When you arrive at the ferry terminal, a guy will take your luggage and put it on the boat for you, make sure to tip him!
The boat leaves every 30 minutes, last boat at 6.30 pm, you can't reserve a space. Pay onboard, around $12 per person. On arrival at Blowing Point, another guy will take your luggage and deliver it to you after the immigration (passport) and customs check.
Tax - St. Martin now requires you to pay a tax upon departure. Make sure you have enough cash with you. Persons returning to the United States pay $30.
Most people will arrive on St Maarten at SXM/Princess Juliana Airport. It is among the most modern and newest airports in the Caribbean and likely the second busiest to Puerto Rico's San Juan International.

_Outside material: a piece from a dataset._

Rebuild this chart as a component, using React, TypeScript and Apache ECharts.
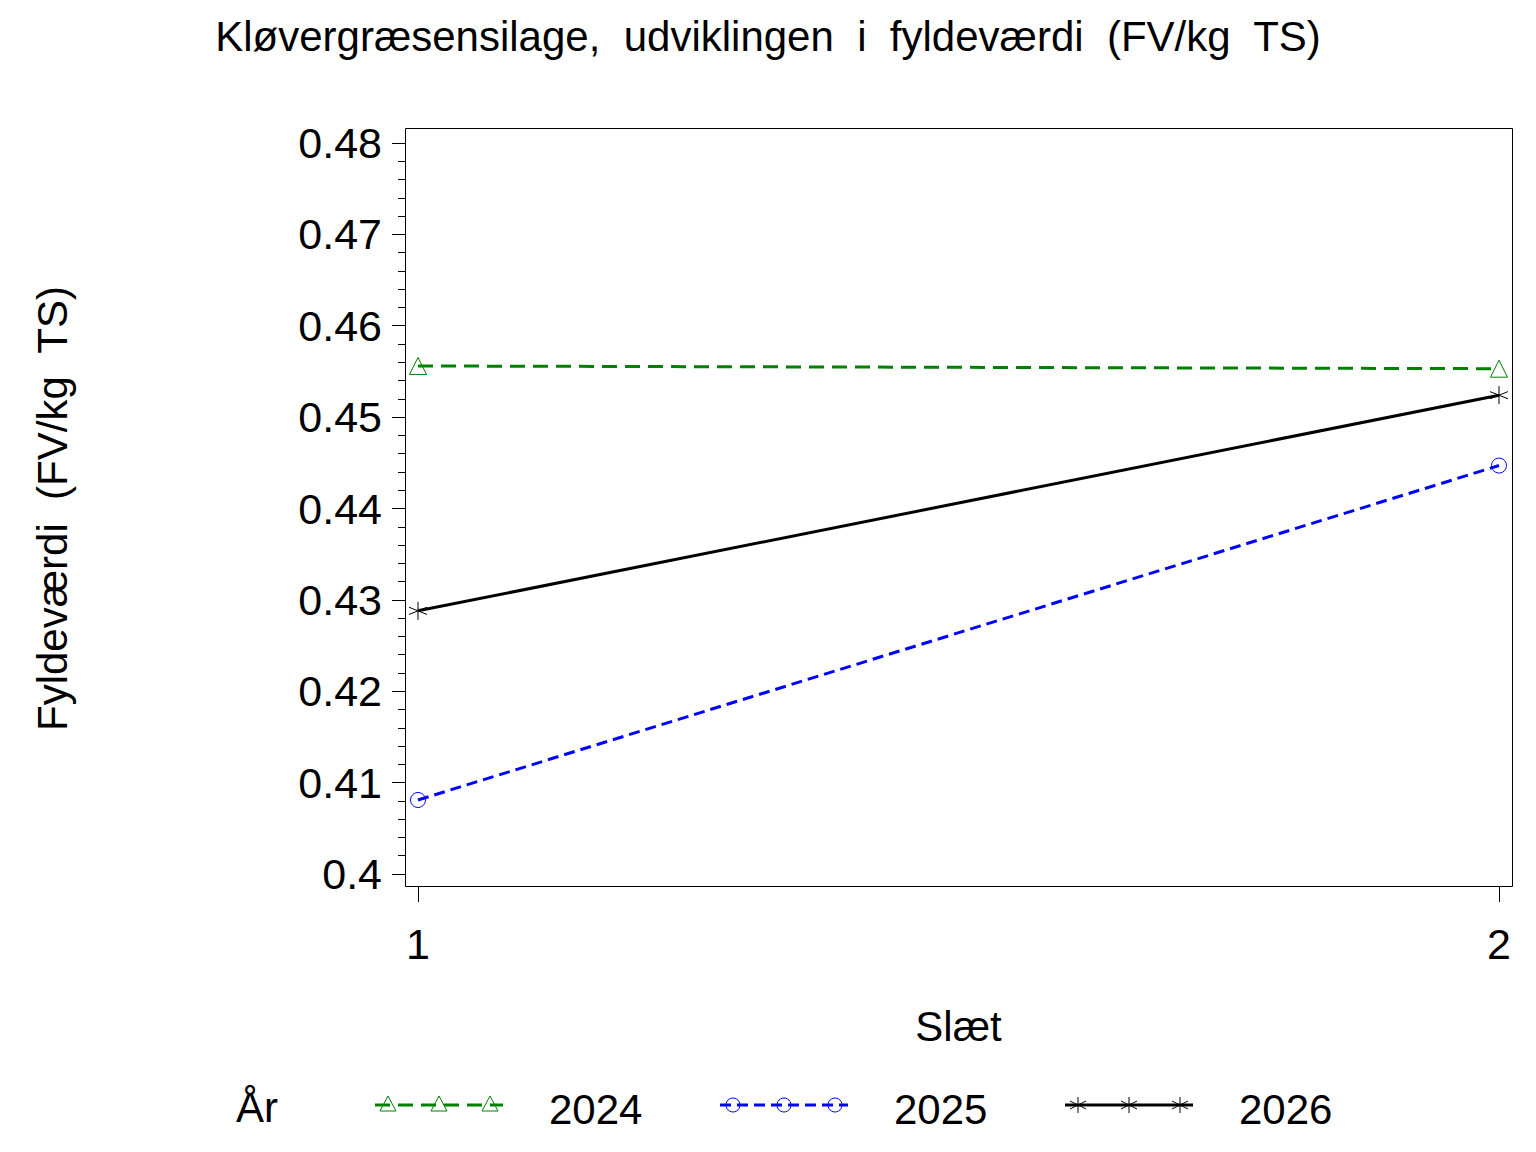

Direct flights are available to/from various locations in the United States on Delta, Continental, JetBlue, Spirit, American Airlines, United and US Air; to Canada on Air Canada, WestJet, CanJet and Air Transat; to Europe on KLM (Netherlands), France on Air France, Air Caraibes and Corsair; and to/from various other islands in the Caribbean on American Eagle, Liat, Winair and several others. Air Berlin has dabbled with service from Dusseldorf during the 2010 season... it is uncertain whether the service will continue. There is also puddle-hopper service to the neighboring small islands of St Barts (MANY flights per day), Saba, Anguilla, St Eustatius. The French side of the island has its own airport on the North end, at Grand Case, but it only accommodates smaller propeller driven planes and is rarely used for international travel. During "season" flights are generally available on all the above carriers daily or nearly daily. During the off-season (March or April to November), flights may be discontinued entirely or - more commonly - weekend only service of Friday-Sunday or the like. When booking flights, the departure tax is included with most of the larger carriers (e.g., Delta or KLM) but likely not included (and must be paid prior to departure, at the airport and in cash) with smaller inter-island carriers.
Upon departure, note that there is no sit-down restaurant at the airport available after passport control and security have been cleared - there are only 2-3 take out stores and their offerings are very basic. There is a sit-down restaurant, but you access that from within the airport before clearing security.
Ferry service is available to most of the neighboring islands, though schedules vary widely from every hour or two during the day to Anguilla to one to two times per day or less to Saba. Some ferries originate from Marigot (see above), but most start in Philipsburg or in Simpson Bay on the Dutch side. Though it is slightly smaller than the French side, tourists tend to frequent the Dutch side much more, as the bulk of the tourist infrastructure is located here - the main airport, cruise ship terminal, casinos, larger hotels, more Caribbean side (placid) beaches, more condominium options, etc. Aside from the Orient Beach area and mostly day or meal trips to Marigot and Grand Case, the majority of tourists will make their temporary island home on the Dutch side.